More on Corporate Criticism of International Arbitration
Kluwer Arbitration Blog
July 16, 2010
Please refer to this post as:, ‘More on Corporate Criticism of International Arbitration’, Kluwer Arbitration Blog, July 16 2010, http://arbitrationblog.kluwerarbitration.com/2010/07/16/more-on-corporate-criticism-of-international-arbitration/
I recently spoke at a conference co-sponsored by the Milan Chamber of Arbitration and the ICC on the occasion of the publication of the new Italian arbitration treatise entitled Commentario Breve al Diritto Dell’Arbitrato Nazionale ed Internazionale (CEDAM 2010) by my colleague Massimo Benedettelli, along with co-authors Claudio Consolo and Luca Radicati di Brozolo. The topic of my panel was general trends in international arbitration.
Although I would have liked to have spoken on a substantive trend in international arbitration, I decided I could not ignore a much bigger, procedural trend that has been the topic of conferences in both the United States and Latin America – that is the growing discontent of corporate users with international arbitration.

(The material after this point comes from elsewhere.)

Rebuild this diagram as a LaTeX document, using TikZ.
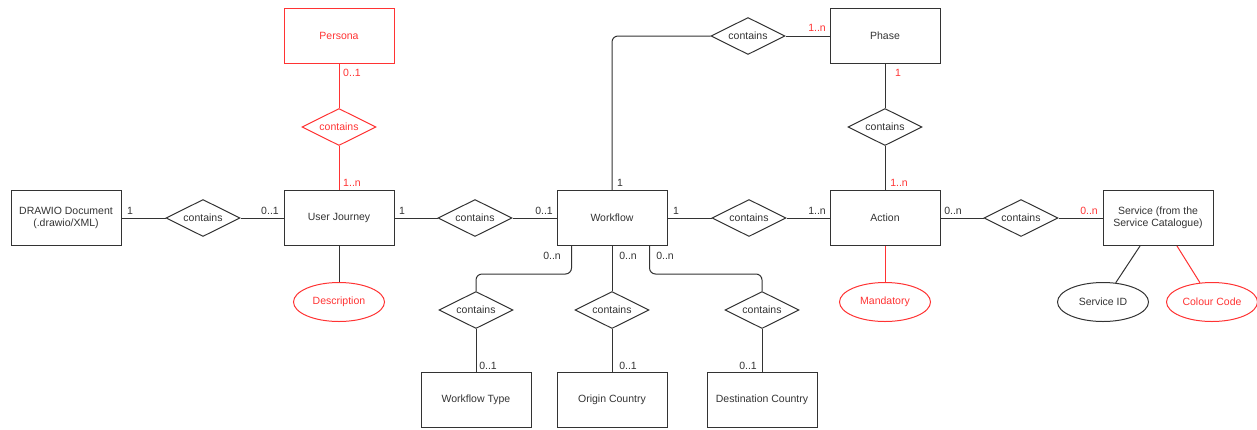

The criticisms regarding international arbitration center around cost and efficiency. A recent study of the Corporate Counsel International Arbitration Group (CCIAG) found that 100% of the corporate counsel participants believe that international arbitration “takes too long” (with 56% of those surveyed strongly agreeing) and “costs too much” (with 69% strongly agreeing).
Three main questions arise from these criticisms. The first is whether these criticisms are justified? The second is, if so, then what (or who) is to blame? The third and final question is what can the arbitration community do about these critiques? The answers to the first two questions depend on where one sits. But I am increasingly impatient with our responses to the third, as I think there are relatively simple solutions if we are willing to be creative and proactive.
First, much of the criticism regarding cost and efficiency in international arbitration is targeted at investor-state arbitration. These by their nature involve a more transparent and political process than international commercial arbitration, and the problems and solutions are, in part, different in each.
Second, there is plenty of blame to go around. Many blame complaints on outside counsel – especially those from the United States – for requesting too many documents, making too many motions, and generally filing too many pages. Others blame in-house counsel for not using their authority to rein in practices they criticize as inefficient or wasteful. And some blame the arbitral institutions themselves for not constructing a system that reins in everyone.
My most negative experiences recently, however, have been with arbitrators – and especially chairs – who are oftentimes overscheduled, unprepared, disorganized, reactive, timid and slow. Without suggesting I am blameless as a chair, there is no way to defend arbitrators who cannot schedule hearings for months or produce awards for years. But don’t take it from me. The CCIAG survey lists the following factors as contributing to the rising inefficiency of international arbitration: (i) 100% of those surveyed identified arbitrator availability and excessive document disclosure; (ii) 95% identified the “failure of tribunals to narrow issues, evidence and argument leading parties/counsel to feel need to cover all bases” and (iii) 90% identified excessive concern for due process over efficiency, leading to a free-for-all on timing.
So, then, what are the solutions? Fortunately several have already been identified and implemented. The CEDR and ICC have published rules and techniques for controlling time and costs. The ICC has revised its Arbitrator Statement of Independence to include information on availability, in the form of data about other cases in which an arbitrator candidate is serving. Despite the many complaints regarding the “Americanization” of document discovery, it is the AAA that has issued international guidelines calling for arbitrators to manage document disclosure strictly, using cost assessment as a control mechanism.
We can go farther. Institutions should require more than the ICC’s disclosure on availability. Why not require a simple calendar with black-out dates for scheduled hearings and deliberations as arbitrator, teaching commitments, hearings and major filings as counsel? No disclosure of details, of course, but just calendar dates – based on then-available information – on when an arbitrator is and is not available for hearings.
As for efficiency in issuing awards, why not require arbitrator candidates to disclose not just how many prior cases they have handled as arbitrator, but also, for each case, how much time passed between the close of the record and the issuance of the award? Provided there is a field for an explanation, i.e., delay caused by suspension, or illness, this is simply objective ‘data’ helpful to the parties.
How about building into the procedural calendar a one or two day private (and paid) meeting of the tribunal to allow (and in some cases, force), the arbitrators to study the record together, prepare focused hearing directions, and (ideally) issue (neutral) questions to parties to prioritize use of witnesses and hearing time. (This is the “Reed Schedule” I mentioned in prior talks and blogs.)
Finally, if these proposals seem radical, consider that the CCIAG has proposed a far more radical solution: linking arbitrator remuneration to achieving milestones in the procedural calendar.
Whether or not concerns about international arbitral efficiency are exaggerated, the international arbitration community must face this discontent and, more importantly, take steps to fix these problems if it is to maintain legitimacy with its users.